Charles Plager's Africa Page

Charles' Africa Page

I was a Peace Corps volunteer who was a math teacher in the Central African Republic (right in the middle of Africa) from 6/95 to 5/96 (there was a small "disturbance" and we were evacuated) and a physics teacher in Cameroon (looks like a rooster on the map; right next to C.A.R.) from 5/96 to 6/96.

Click here for pictures. Feel free to send any comments, questions, etc to me at cplager@uiuc.edu. Don't be shy about going (back) to my home page.

2 years in 2 minutes

In C.A.R., I was a highschool math teacher who taught 10th grade to 13th grade. Class sizes were small (upto 45 students) and I only had a total of just over 100 students. I taught 14 hours a week and was department head of a department of 2 teachers.

I don't know how much I really got accomplished (we were evacuated before the end of the school year), but (at the very least), because of me, my best friend Joseph got to eat pizza and use a computer (small steps, right?).
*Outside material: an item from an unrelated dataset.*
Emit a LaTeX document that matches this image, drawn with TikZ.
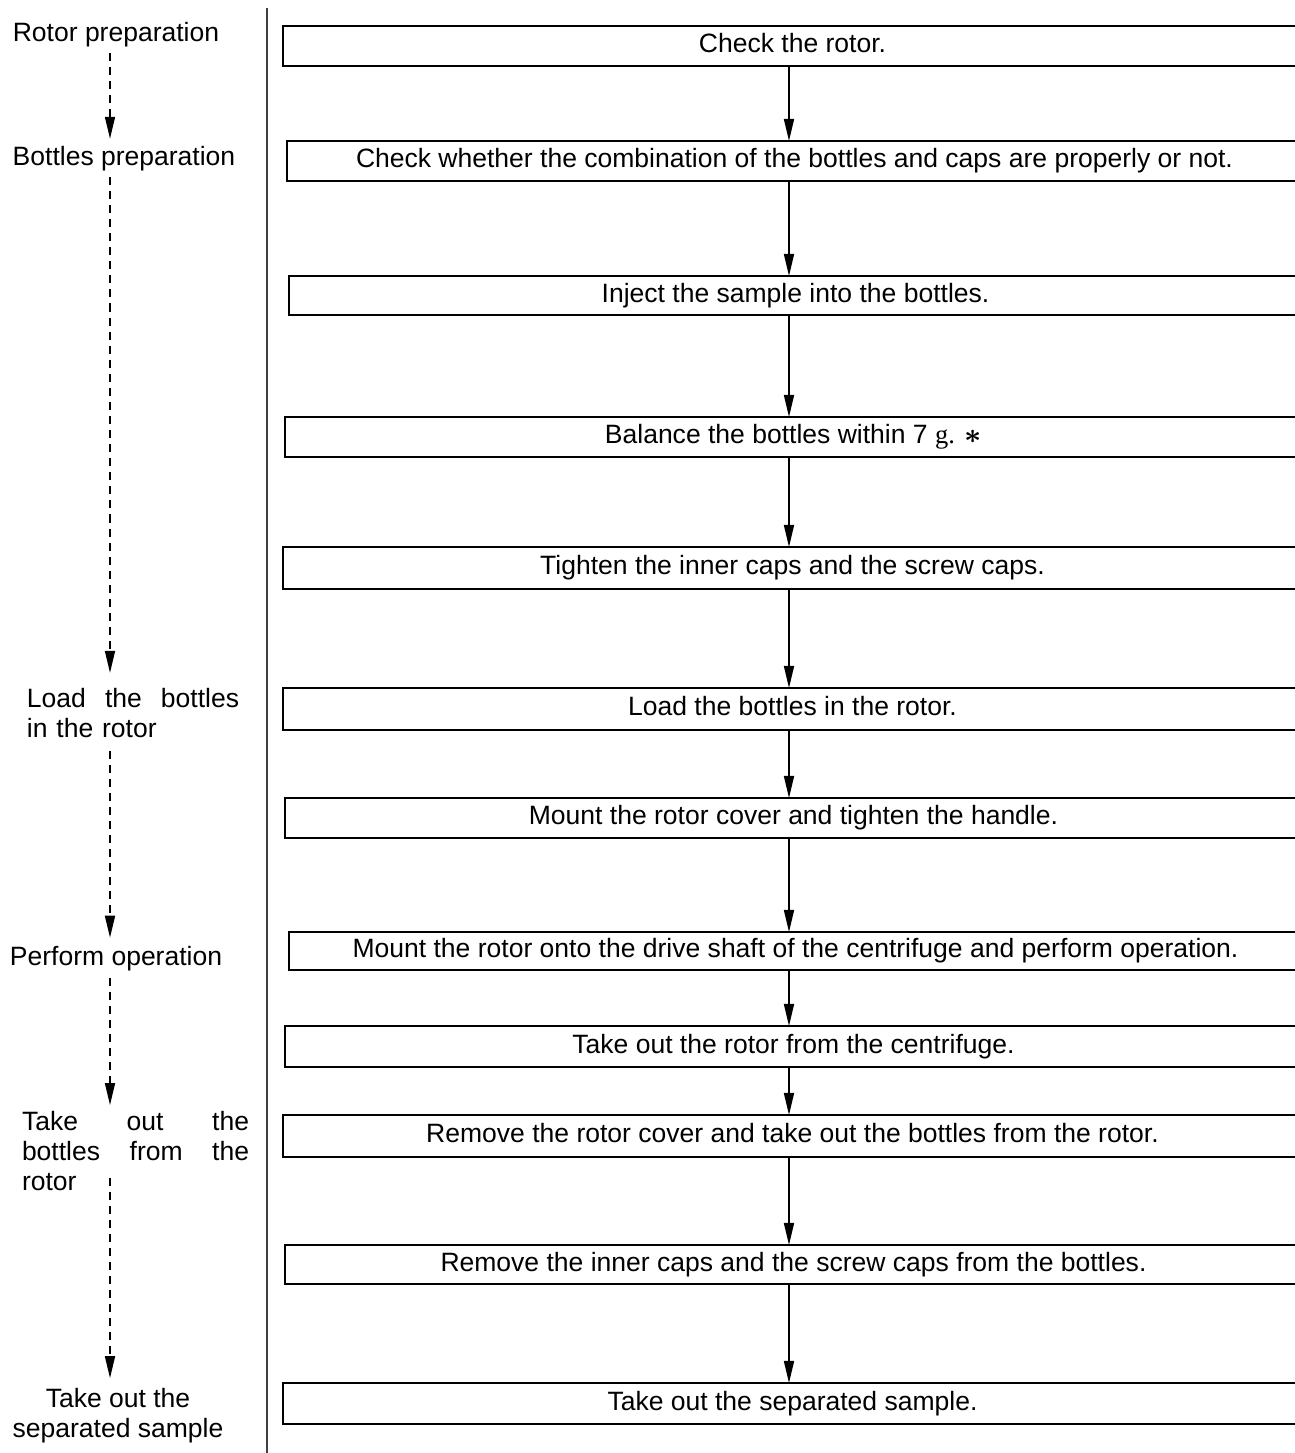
\documentclass[tikz,border=0pt]{standalone}
\usepackage{fontspec}
\setmainfont{Liberation Sans}
\newfontfamily\gfont{Liberation Serif}
\usetikzlibrary{arrows.meta}
\tikzset{every node/.style={inner sep=0pt,outer sep=0pt}}
\tikzset{box/.style={rectangle,draw,line width=0.55pt,text height=1.9mm,text depth=0.55mm}}
\tikzset{lbl/.style={rectangle}}
\tikzset{flow/.style={line width=0.45pt,-{Triangle[length=0.22cm,width=0.1cm]}}}
\tikzset{back/.style={flow,dash pattern=on 2.3pt off 1.7pt}}

\begin{document}
\begin{tikzpicture}[x=0.01cm,y=-0.01cm,font=\fontsize{7.54}{8.54}\selectfont]
      \useasboundingbox (0,0) rectangle (1295,1453);
      \clip (0,0) rectangle (1295,1453);
      % steps
      \node[box,minimum width=10.19cm,minimum height=0.40cm] (check) at (792.5,46) {Check the rotor.};
      \node[box,minimum width=10.15cm,minimum height=0.40cm] (combo) at (794.5,161) {Check whether the combination of the bottles and caps are properly or not.};
      \node[box,minimum width=10.13cm,minimum height=0.39cm] (inject) at (795.5,295.5) {Inject the sample into the bottles.};
      \node[box,minimum width=10.17cm,minimum height=0.40cm] (balance) at (793.5,437) {Balance the bottles within 7 {\gfont g.} {\boldmath$\ast$}};
      \node[box,minimum width=10.19cm,minimum height=0.42cm] (tighten) at (792.5,568) {Tighten the inner caps and the screw caps.};
      \node[box,minimum width=10.19cm,minimum height=0.42cm] (load) at (792.5,709) {Load the bottles in the rotor.};
      \node[box,minimum width=10.17cm,minimum height=0.40cm] (cover) at (793.5,818) {Mount the rotor cover and tighten the handle.};
      \node[box,minimum width=10.13cm,minimum height=0.38cm] (run) at (795.5,951) {Mount the rotor onto the drive shaft of the centrifuge and perform operation.};
      \node[box,minimum width=10.17cm,minimum height=0.41cm] (takerotor) at (793.5,1046.5) {Take out the rotor from the centrifuge.};
      \node[box,minimum width=10.19cm,minimum height=0.42cm] (remove) at (792.5,1136) {Remove the rotor cover and take out the bottles from the rotor.};
      \node[box,minimum width=10.17cm,minimum height=0.39cm] (uncap) at (793.5,1264.5) {Remove the inner caps and the screw caps from the bottles.};
      \node[box,minimum width=10.19cm,minimum height=0.41cm] (sample) at (792.5,1403.5) {Take out the separated sample.};
      \coordinate (ax) at (789,0);
        \draw[flow] (check.south -| ax) -- (combo.north -| ax);
        \draw[flow] (combo.south -| ax) -- (inject.north -| ax);
        \draw[flow] (inject.south -| ax) -- (balance.north -| ax);
        \draw[flow] (balance.south -| ax) -- (tighten.north -| ax);
        \draw[flow] (tighten.south -| ax) -- (load.north -| ax);
        \draw[flow] (load.south -| ax) -- (cover.north -| ax);
        \draw[flow] (cover.south -| ax) -- (run.north -| ax);
        \draw[flow] (run.south -| ax) -- (takerotor.north -| ax);
        \draw[flow] (takerotor.south -| ax) -- (remove.north -| ax);
        \draw[flow] (remove.south -| ax) -- (uncap.north -| ax);
        \draw[flow] (uncap.south -| ax) -- (sample.north -| ax);
      % stages
      \node[lbl,anchor=base] (rotorprep) at (116,41) {Rotor preparation};
      \node[lbl,anchor=base] (bottleprep) at (124,165) {Bottles preparation};
      \node[lbl,anchor=north west,text width=2.12cm,align=left] (loadl) at (27,688) {Load\hfill the\hfill bottles\\in the rotor};
      \node[lbl,anchor=base] (perform) at (116,965) {Perform operation};
      \node[lbl,anchor=north west,text width=2.27cm,align=left] (takebottles) at (22,1111) {Take\hfill out\hfill the\\bottles\hfill from\hfill the\\rotor};
      \node[lbl,anchor=north,align=center] (takesample) at (118,1388) {Take out the\\separated sample};
      \coordinate (dx) at (110,0);
        \draw[back,shorten <=1.8pt,shorten >=2pt] (rotorprep.south -| dx) -- (bottleprep.north -| dx);
        \draw[back,shorten <=1.8pt,shorten >=4.3pt] (bottleprep.south -| dx) -- (loadl.north -| dx);
        \draw[back,shorten <=3.7pt,shorten >=2.3pt] (loadl.south -| dx) -- (perform.north -| dx);
        \draw[back,shorten <=2pt,shorten >=1.7pt] (perform.south -| dx) -- (takebottles.north -| dx);
        \draw[back,shorten <=-3.7pt,shorten >=2.8pt] (takebottles.south -| dx) -- (takesample.north -| dx);
      \coordinate (septop) at (267,8);
      \coordinate (sepbot) at (267,1453);
      \draw[line width=0.55pt,black!75] (septop) -- (sepbot);
\end{tikzpicture}
\end{document}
I tried to get my students used to doing homework and used to not cheating (out of 100 students, I caught and failed 14 for cheating).

In Cameroon, I was a physics teacher at the University of Dschang. Here, I only taught 1 class a semester, but they were much larger (I had 120 students for summer school, 550 for the fall semester, and 450 for the spring semester). I usually spent 2 to 4 hours a week giving the lecture (my class room was an amphitheatre) another 4-8 hours teaching discussion sections and usually 4 hours a week teaching laboratories.

Again, it is hard to say what I accomplished (although it is probably easier here). I finished 3 semesters, I showed the teachers how to use Excel (the only decent Microsoft product I've ever seen) to calculate grades, and I even wrote some software to create lists for class enrollment.

So what did I think overall? Good question. It is an experience I an glad I lived (not to be confused with an experience I was always glad to be living). I learned a lot (about myself, about Africa and Africans, and even some french) and I made a lot of great friends. I don't know if I'd do it again, but I very glad I did it.